__Problem requirements__:
Set down all of the data that follows word for word, without the images.

** start Material provided **

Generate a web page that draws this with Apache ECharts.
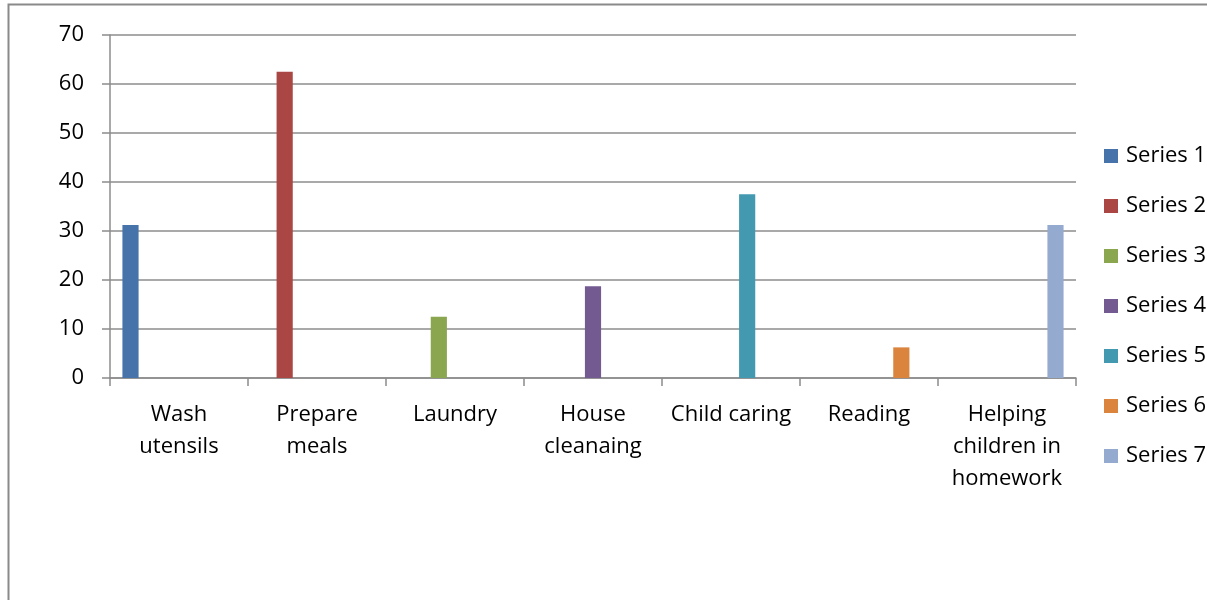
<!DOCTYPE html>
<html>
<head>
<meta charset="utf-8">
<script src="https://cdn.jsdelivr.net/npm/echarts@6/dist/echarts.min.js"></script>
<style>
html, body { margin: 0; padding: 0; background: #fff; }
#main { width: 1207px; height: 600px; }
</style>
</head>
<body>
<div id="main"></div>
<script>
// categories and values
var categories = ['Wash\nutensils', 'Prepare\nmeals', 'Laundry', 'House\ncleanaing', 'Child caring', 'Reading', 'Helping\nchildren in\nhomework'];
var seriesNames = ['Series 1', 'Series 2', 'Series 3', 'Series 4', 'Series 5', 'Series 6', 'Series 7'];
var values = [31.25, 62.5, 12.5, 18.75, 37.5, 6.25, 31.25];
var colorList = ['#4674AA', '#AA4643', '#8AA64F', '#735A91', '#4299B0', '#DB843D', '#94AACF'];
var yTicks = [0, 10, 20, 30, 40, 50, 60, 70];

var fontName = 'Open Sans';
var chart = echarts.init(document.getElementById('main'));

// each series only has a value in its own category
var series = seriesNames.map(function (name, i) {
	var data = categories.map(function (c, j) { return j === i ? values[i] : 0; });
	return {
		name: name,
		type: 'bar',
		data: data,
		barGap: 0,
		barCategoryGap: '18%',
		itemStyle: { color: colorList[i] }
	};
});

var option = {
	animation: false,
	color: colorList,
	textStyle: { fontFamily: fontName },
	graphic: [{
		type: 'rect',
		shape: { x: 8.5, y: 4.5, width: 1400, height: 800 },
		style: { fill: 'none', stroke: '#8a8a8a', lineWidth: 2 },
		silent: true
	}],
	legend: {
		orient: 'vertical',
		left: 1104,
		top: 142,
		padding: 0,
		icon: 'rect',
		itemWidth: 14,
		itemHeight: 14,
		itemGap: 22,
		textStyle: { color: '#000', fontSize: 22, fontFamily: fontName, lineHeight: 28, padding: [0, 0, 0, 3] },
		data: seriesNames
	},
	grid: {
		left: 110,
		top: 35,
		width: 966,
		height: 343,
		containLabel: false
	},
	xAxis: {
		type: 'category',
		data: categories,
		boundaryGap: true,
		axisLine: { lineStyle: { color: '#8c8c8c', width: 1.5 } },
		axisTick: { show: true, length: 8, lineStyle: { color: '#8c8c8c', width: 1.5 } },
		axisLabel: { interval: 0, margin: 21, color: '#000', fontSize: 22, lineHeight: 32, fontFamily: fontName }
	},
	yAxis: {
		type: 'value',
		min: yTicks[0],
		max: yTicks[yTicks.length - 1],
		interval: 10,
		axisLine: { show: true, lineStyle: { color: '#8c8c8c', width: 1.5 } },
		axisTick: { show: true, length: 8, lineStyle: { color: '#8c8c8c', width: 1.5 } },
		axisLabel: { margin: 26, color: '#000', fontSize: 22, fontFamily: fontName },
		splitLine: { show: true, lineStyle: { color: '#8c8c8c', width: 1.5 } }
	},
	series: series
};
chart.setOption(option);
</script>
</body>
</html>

** end Material provided **

__Solved exercise__:
Generate a web page that draws this with Apache ECharts.
<!DOCTYPE html>
<html>
<head>
<meta charset="utf-8">
<script src="https://cdn.jsdelivr.net/npm/echarts@6/dist/echarts.min.js"></script>
<style>
html, body { margin: 0; padding: 0; background: #fff; }
#main { width: 1207px; height: 600px; }
</style>
</head>
<body>
<div id="main"></div>
<script>
// categories and values
var categories = ['Wash\nutensils', 'Prepare\nmeals', 'Laundry', 'House\ncleanaing', 'Child caring', 'Reading', 'Helping\nchildren in\nhomework'];
var seriesNames = ['Series 1', 'Series 2', 'Series 3', 'Series 4', 'Series 5', 'Series 6', 'Series 7'];
var values = [31.25, 62.5, 12.5, 18.75, 37.5, 6.25, 31.25];
var colorList = ['#4674AA', '#AA4643', '#8AA64F', '#735A91', '#4299B0', '#DB843D', '#94AACF'];
var yTicks = [0, 10, 20, 30, 40, 50, 60, 70];

var fontName = 'Open Sans';
var chart = echarts.init(document.getElementById('main'));

// each series only has a value in its own category
var series = seriesNames.map(function (name, i) {
	var data = categories.map(function (c, j) { return j === i ? values[i] : 0; });
	return {
		name: name,
		type: 'bar',
		data: data,
		barGap: 0,
		barCategoryGap: '18%',
		itemStyle: { color: colorList[i] }
	};
});

var option = {
	animation: false,
	color: colorList,
	textStyle: { fontFamily: fontName },
	graphic: [{
		type: 'rect',
		shape: { x: 8.5, y: 4.5, width: 1400, height: 800 },
		style: { fill: 'none', stroke: '#8a8a8a', lineWidth: 2 },
		silent: true
	}],
	legend: {
		orient: 'vertical',
		left: 1104,
		top: 142,
		padding: 0,
		icon: 'rect',
		itemWidth: 14,
		itemHeight: 14,
		itemGap: 22,
		textStyle: { color: '#000', fontSize: 22, fontFamily: fontName, lineHeight: 28, padding: [0, 0, 0, 3] },
		data: seriesNames
	},
	grid: {
		left: 110,
		top: 35,
		width: 966,
		height: 343,
		containLabel: false
	},
	xAxis: {
		type: 'category',
		data: categories,
		boundaryGap: true,
		axisLine: { lineStyle: { color: '#8c8c8c', width: 1.5 } },
		axisTick: { show: true, length: 8, lineStyle: { color: '#8c8c8c', width: 1.5 } },
		axisLabel: { interval: 0, margin: 21, color: '#000', fontSize: 22, lineHeight: 32, fontFamily: fontName }
	},
	yAxis: {
		type: 'value',
		min: yTicks[0],
		max: yTicks[yTicks.length - 1],
		interval: 10,
		axisLine: { show: true, lineStyle: { color: '#8c8c8c', width: 1.5 } },
		axisTick: { show: true, length: 8, lineStyle: { color: '#8c8c8c', width: 1.5 } },
		axisLabel: { margin: 26, color: '#000', fontSize: 22, fontFamily: fontName },
		splitLine: { show: true, lineStyle: { color: '#8c8c8c', width: 1.5 } }
	},
	series: series
};
chart.setOption(option);
</script>
</body>
</html>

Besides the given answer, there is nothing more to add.